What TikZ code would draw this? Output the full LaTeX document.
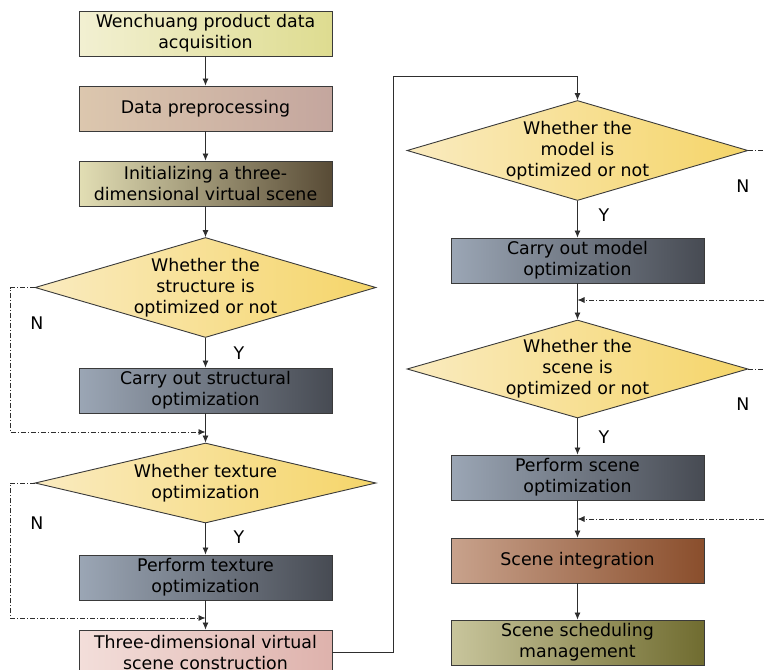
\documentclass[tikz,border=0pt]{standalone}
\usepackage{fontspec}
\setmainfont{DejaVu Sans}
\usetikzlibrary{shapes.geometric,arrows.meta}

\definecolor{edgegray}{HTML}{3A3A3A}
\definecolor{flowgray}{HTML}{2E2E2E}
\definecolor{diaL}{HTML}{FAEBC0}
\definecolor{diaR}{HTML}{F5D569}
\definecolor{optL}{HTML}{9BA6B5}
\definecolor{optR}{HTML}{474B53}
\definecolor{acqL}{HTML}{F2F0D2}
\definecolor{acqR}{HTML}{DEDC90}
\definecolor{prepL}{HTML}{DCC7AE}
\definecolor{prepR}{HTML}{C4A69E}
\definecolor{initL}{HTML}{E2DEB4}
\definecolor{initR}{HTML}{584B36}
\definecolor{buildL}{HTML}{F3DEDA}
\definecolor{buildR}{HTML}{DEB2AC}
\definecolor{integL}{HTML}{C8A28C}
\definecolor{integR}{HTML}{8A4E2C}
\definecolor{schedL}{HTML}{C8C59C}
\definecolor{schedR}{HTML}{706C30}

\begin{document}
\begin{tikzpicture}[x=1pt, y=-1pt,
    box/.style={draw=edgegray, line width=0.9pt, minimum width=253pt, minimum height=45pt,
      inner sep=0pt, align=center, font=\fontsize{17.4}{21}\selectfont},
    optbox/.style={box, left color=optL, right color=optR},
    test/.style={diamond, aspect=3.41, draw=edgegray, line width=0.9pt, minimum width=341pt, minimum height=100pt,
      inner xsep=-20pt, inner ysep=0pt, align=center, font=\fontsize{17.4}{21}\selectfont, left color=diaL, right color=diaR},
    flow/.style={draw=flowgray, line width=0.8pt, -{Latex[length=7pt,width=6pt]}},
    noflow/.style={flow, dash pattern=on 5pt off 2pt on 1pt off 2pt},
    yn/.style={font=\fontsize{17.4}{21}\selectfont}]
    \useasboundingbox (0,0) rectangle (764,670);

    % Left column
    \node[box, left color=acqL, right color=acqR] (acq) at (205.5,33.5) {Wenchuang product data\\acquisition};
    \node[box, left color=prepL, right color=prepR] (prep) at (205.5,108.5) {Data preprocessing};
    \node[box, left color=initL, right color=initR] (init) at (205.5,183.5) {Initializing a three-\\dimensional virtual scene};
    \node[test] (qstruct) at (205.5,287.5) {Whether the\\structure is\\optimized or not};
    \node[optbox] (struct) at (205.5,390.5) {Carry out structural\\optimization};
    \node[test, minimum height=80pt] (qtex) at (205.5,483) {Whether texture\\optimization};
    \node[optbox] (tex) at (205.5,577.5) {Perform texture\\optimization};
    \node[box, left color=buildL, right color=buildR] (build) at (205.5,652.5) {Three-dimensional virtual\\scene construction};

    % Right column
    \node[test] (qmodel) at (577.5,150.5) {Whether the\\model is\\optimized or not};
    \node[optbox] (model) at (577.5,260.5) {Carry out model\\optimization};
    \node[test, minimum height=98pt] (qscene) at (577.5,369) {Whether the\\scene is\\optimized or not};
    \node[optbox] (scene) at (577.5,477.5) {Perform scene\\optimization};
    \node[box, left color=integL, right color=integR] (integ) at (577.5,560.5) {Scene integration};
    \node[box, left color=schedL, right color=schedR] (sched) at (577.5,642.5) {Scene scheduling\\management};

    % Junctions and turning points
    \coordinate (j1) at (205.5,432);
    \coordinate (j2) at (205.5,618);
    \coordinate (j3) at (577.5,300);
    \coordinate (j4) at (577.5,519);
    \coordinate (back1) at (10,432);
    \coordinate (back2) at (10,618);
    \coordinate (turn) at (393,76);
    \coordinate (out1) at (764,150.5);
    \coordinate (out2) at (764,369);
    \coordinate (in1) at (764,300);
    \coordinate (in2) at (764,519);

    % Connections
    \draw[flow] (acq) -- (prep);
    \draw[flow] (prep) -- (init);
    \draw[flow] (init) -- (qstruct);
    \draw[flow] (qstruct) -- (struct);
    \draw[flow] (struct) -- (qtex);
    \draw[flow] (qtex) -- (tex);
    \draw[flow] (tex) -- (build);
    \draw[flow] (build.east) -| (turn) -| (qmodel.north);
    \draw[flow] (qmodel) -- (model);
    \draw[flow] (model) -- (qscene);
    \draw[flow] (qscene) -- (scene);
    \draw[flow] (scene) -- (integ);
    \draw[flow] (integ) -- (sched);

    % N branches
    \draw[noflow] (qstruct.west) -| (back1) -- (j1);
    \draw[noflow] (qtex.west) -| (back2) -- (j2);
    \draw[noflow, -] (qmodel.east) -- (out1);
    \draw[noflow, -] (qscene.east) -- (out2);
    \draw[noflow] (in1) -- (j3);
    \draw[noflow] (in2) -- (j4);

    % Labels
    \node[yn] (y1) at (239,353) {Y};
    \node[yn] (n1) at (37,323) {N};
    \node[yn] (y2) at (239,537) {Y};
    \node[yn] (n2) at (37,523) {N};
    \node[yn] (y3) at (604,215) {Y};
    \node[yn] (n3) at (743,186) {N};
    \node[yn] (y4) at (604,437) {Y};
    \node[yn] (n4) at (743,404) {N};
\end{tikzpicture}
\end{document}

===

- Your goal -
Take the listing above and print it exactly, apart from the pictures.

- Complete response -
What TikZ code would draw this? Output the full LaTeX document.
\documentclass[tikz,border=0pt]{standalone}
\usepackage{fontspec}
\setmainfont{DejaVu Sans}
\usetikzlibrary{shapes.geometric,arrows.meta}

\definecolor{edgegray}{HTML}{3A3A3A}
\definecolor{flowgray}{HTML}{2E2E2E}
\definecolor{diaL}{HTML}{FAEBC0}
\definecolor{diaR}{HTML}{F5D569}
\definecolor{optL}{HTML}{9BA6B5}
\definecolor{optR}{HTML}{474B53}
\definecolor{acqL}{HTML}{F2F0D2}
\definecolor{acqR}{HTML}{DEDC90}
\definecolor{prepL}{HTML}{DCC7AE}
\definecolor{prepR}{HTML}{C4A69E}
\definecolor{initL}{HTML}{E2DEB4}
\definecolor{initR}{HTML}{584B36}
\definecolor{buildL}{HTML}{F3DEDA}
\definecolor{buildR}{HTML}{DEB2AC}
\definecolor{integL}{HTML}{C8A28C}
\definecolor{integR}{HTML}{8A4E2C}
\definecolor{schedL}{HTML}{C8C59C}
\definecolor{schedR}{HTML}{706C30}

\begin{document}
\begin{tikzpicture}[x=1pt, y=-1pt,
    box/.style={draw=edgegray, line width=0.9pt, minimum width=253pt, minimum height=45pt,
      inner sep=0pt, align=center, font=\fontsize{17.4}{21}\selectfont},
    optbox/.style={box, left color=optL, right color=optR},
    test/.style={diamond, aspect=3.41, draw=edgegray, line width=0.9pt, minimum width=341pt, minimum height=100pt,
      inner xsep=-20pt, inner ysep=0pt, align=center, font=\fontsize{17.4}{21}\selectfont, left color=diaL, right color=diaR},
    flow/.style={draw=flowgray, line width=0.8pt, -{Latex[length=7pt,width=6pt]}},
    noflow/.style={flow, dash pattern=on 5pt off 2pt on 1pt off 2pt},
    yn/.style={font=\fontsize{17.4}{21}\selectfont}]
    \useasboundingbox (0,0) rectangle (764,670);

    % Left column
    \node[box, left color=acqL, right color=acqR] (acq) at (205.5,33.5) {Wenchuang product data\\acquisition};
    \node[box, left color=prepL, right color=prepR] (prep) at (205.5,108.5) {Data preprocessing};
    \node[box, left color=initL, right color=initR] (init) at (205.5,183.5) {Initializing a three-\\dimensional virtual scene};
    \node[test] (qstruct) at (205.5,287.5) {Whether the\\structure is\\optimized or not};
    \node[optbox] (struct) at (205.5,390.5) {Carry out structural\\optimization};
    \node[test, minimum height=80pt] (qtex) at (205.5,483) {Whether texture\\optimization};
    \node[optbox] (tex) at (205.5,577.5) {Perform texture\\optimization};
    \node[box, left color=buildL, right color=buildR] (build) at (205.5,652.5) {Three-dimensional virtual\\scene construction};

    % Right column
    \node[test] (qmodel) at (577.5,150.5) {Whether the\\model is\\optimized or not};
    \node[optbox] (model) at (577.5,260.5) {Carry out model\\optimization};
    \node[test, minimum height=98pt] (qscene) at (577.5,369) {Whether the\\scene is\\optimized or not};
    \node[optbox] (scene) at (577.5,477.5) {Perform scene\\optimization};
    \node[box, left color=integL, right color=integR] (integ) at (577.5,560.5) {Scene integration};
    \node[box, left color=schedL, right color=schedR] (sched) at (577.5,642.5) {Scene scheduling\\management};

    % Junctions and turning points
    \coordinate (j1) at (205.5,432);
    \coordinate (j2) at (205.5,618);
    \coordinate (j3) at (577.5,300);
    \coordinate (j4) at (577.5,519);
    \coordinate (back1) at (10,432);
    \coordinate (back2) at (10,618);
    \coordinate (turn) at (393,76);
    \coordinate (out1) at (764,150.5);
    \coordinate (out2) at (764,369);
    \coordinate (in1) at (764,300);
    \coordinate (in2) at (764,519);

    % Connections
    \draw[flow] (acq) -- (prep);
    \draw[flow] (prep) -- (init);
    \draw[flow] (init) -- (qstruct);
    \draw[flow] (qstruct) -- (struct);
    \draw[flow] (struct) -- (qtex);
    \draw[flow] (qtex) -- (tex);
    \draw[flow] (tex) -- (build);
    \draw[flow] (build.east) -| (turn) -| (qmodel.north);
    \draw[flow] (qmodel) -- (model);
    \draw[flow] (model) -- (qscene);
    \draw[flow] (qscene) -- (scene);
    \draw[flow] (scene) -- (integ);
    \draw[flow] (integ) -- (sched);

    % N branches
    \draw[noflow] (qstruct.west) -| (back1) -- (j1);
    \draw[noflow] (qtex.west) -| (back2) -- (j2);
    \draw[noflow, -] (qmodel.east) -- (out1);
    \draw[noflow, -] (qscene.east) -- (out2);
    \draw[noflow] (in1) -- (j3);
    \draw[noflow] (in2) -- (j4);

    % Labels
    \node[yn] (y1) at (239,353) {Y};
    \node[yn] (n1) at (37,323) {N};
    \node[yn] (y2) at (239,537) {Y};
    \node[yn] (n2) at (37,523) {N};
    \node[yn] (y3) at (604,215) {Y};
    \node[yn] (n3) at (743,186) {N};
    \node[yn] (y4) at (604,437) {Y};
    \node[yn] (n4) at (743,404) {N};
\end{tikzpicture}
\end{document}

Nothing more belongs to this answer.